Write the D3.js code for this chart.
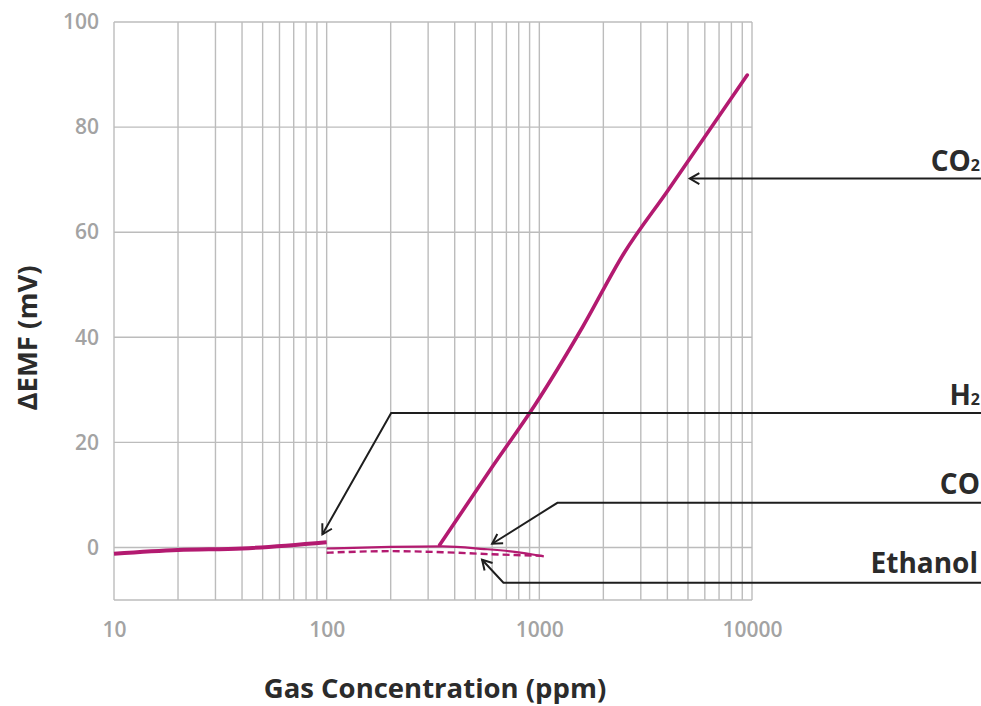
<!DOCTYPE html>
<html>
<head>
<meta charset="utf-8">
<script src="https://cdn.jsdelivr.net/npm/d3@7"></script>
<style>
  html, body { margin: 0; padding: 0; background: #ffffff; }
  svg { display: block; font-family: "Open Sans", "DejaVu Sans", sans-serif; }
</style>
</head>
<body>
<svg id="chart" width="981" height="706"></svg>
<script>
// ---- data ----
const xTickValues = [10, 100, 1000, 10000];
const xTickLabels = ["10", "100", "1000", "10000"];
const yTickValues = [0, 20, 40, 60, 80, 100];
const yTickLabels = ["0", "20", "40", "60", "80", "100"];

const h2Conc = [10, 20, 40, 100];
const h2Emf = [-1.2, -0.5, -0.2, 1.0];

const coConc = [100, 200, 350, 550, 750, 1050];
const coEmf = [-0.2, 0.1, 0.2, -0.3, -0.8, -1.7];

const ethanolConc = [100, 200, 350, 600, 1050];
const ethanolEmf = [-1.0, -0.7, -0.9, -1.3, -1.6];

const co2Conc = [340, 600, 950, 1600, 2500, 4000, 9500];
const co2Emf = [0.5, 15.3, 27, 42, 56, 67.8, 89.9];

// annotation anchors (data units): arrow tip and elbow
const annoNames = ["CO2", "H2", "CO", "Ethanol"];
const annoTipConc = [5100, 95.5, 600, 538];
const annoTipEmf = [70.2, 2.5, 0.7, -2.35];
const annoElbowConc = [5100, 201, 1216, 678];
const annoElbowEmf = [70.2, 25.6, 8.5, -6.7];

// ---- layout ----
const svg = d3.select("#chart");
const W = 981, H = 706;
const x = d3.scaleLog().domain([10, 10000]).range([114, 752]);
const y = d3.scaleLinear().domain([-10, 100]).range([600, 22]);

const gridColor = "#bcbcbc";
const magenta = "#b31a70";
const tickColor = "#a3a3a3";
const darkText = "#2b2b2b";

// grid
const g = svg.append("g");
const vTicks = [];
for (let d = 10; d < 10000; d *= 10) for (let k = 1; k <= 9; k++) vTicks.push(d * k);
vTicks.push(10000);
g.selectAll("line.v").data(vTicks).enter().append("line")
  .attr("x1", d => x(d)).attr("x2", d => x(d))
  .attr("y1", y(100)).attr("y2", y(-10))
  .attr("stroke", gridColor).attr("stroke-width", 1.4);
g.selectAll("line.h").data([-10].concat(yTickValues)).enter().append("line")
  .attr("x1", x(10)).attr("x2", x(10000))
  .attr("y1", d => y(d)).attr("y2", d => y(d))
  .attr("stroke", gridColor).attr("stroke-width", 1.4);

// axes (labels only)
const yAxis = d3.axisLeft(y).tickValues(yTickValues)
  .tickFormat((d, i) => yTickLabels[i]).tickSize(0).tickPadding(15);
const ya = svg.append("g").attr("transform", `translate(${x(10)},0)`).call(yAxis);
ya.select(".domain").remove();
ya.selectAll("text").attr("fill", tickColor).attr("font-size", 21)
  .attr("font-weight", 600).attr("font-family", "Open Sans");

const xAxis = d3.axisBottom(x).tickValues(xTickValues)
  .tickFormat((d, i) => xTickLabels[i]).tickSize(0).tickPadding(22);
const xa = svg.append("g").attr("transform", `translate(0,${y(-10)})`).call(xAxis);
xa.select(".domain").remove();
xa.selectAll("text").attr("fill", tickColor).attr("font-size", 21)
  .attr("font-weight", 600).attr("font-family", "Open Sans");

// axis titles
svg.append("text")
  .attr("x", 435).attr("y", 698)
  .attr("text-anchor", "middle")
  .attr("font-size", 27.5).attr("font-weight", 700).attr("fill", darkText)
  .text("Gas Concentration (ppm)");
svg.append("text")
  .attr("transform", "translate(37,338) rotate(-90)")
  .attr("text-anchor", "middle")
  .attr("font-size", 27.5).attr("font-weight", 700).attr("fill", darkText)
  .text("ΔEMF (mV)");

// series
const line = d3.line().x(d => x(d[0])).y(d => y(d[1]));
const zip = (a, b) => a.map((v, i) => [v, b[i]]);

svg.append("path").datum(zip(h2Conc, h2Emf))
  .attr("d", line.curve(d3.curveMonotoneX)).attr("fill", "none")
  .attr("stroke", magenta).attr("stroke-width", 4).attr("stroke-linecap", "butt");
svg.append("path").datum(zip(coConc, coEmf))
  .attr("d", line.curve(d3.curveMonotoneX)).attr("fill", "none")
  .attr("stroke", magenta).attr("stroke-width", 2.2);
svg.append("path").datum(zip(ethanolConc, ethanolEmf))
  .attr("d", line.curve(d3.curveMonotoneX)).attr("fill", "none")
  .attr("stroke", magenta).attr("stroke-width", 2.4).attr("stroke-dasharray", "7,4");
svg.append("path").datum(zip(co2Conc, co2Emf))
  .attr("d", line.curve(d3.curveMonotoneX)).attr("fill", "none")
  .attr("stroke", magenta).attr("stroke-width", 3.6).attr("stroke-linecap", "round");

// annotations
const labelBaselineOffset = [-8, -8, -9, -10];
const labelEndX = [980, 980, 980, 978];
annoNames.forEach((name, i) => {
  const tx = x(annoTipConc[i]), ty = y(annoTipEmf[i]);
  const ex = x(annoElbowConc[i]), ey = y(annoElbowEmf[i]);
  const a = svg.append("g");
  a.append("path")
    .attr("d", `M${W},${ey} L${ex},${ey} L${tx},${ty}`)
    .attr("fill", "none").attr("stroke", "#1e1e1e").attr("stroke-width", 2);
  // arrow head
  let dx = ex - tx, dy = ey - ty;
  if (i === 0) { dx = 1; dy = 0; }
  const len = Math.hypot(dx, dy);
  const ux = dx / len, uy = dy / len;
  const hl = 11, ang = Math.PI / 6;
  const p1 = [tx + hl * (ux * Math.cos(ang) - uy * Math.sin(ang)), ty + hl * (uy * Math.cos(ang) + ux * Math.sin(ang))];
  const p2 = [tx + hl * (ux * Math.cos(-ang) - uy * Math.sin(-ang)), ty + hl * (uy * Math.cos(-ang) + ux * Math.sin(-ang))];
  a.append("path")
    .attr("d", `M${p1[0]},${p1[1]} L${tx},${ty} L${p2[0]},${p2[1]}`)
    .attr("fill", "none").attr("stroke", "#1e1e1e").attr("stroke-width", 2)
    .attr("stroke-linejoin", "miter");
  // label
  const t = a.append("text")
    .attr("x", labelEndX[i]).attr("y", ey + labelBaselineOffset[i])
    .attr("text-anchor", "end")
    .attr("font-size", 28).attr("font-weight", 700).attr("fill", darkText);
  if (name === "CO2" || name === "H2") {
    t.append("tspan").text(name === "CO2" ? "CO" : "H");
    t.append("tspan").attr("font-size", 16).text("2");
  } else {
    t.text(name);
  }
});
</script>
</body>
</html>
◆ ◆ ◆
### Exercise directions
Starting at the top of the listing above, please restate word for word each line up to and including the one that holds "const ethanolEmf = [-1.0, -0.7, -0.9, -1.3, -1.6];", omitting every image.

### Final answer
Write the D3.js code for this chart.
<!DOCTYPE html>
<html>
<head>
<meta charset="utf-8">
<script src="https://cdn.jsdelivr.net/npm/d3@7"></script>
<style>
  html, body { margin: 0; padding: 0; background: #ffffff; }
  svg { display: block; font-family: "Open Sans", "DejaVu Sans", sans-serif; }
</style>
</head>
<body>
<svg id="chart" width="981" height="706"></svg>
<script>
// ---- data ----
const xTickValues = [10, 100, 1000, 10000];
const xTickLabels = ["10", "100", "1000", "10000"];
const yTickValues = [0, 20, 40, 60, 80, 100];
const yTickLabels = ["0", "20", "40", "60", "80", "100"];

const h2Conc = [10, 20, 40, 100];
const h2Emf = [-1.2, -0.5, -0.2, 1.0];

const coConc = [100, 200, 350, 550, 750, 1050];
const coEmf = [-0.2, 0.1, 0.2, -0.3, -0.8, -1.7];

const ethanolConc = [100, 200, 350, 600, 1050];
const ethanolEmf = [-1.0, -0.7, -0.9, -1.3, -1.6];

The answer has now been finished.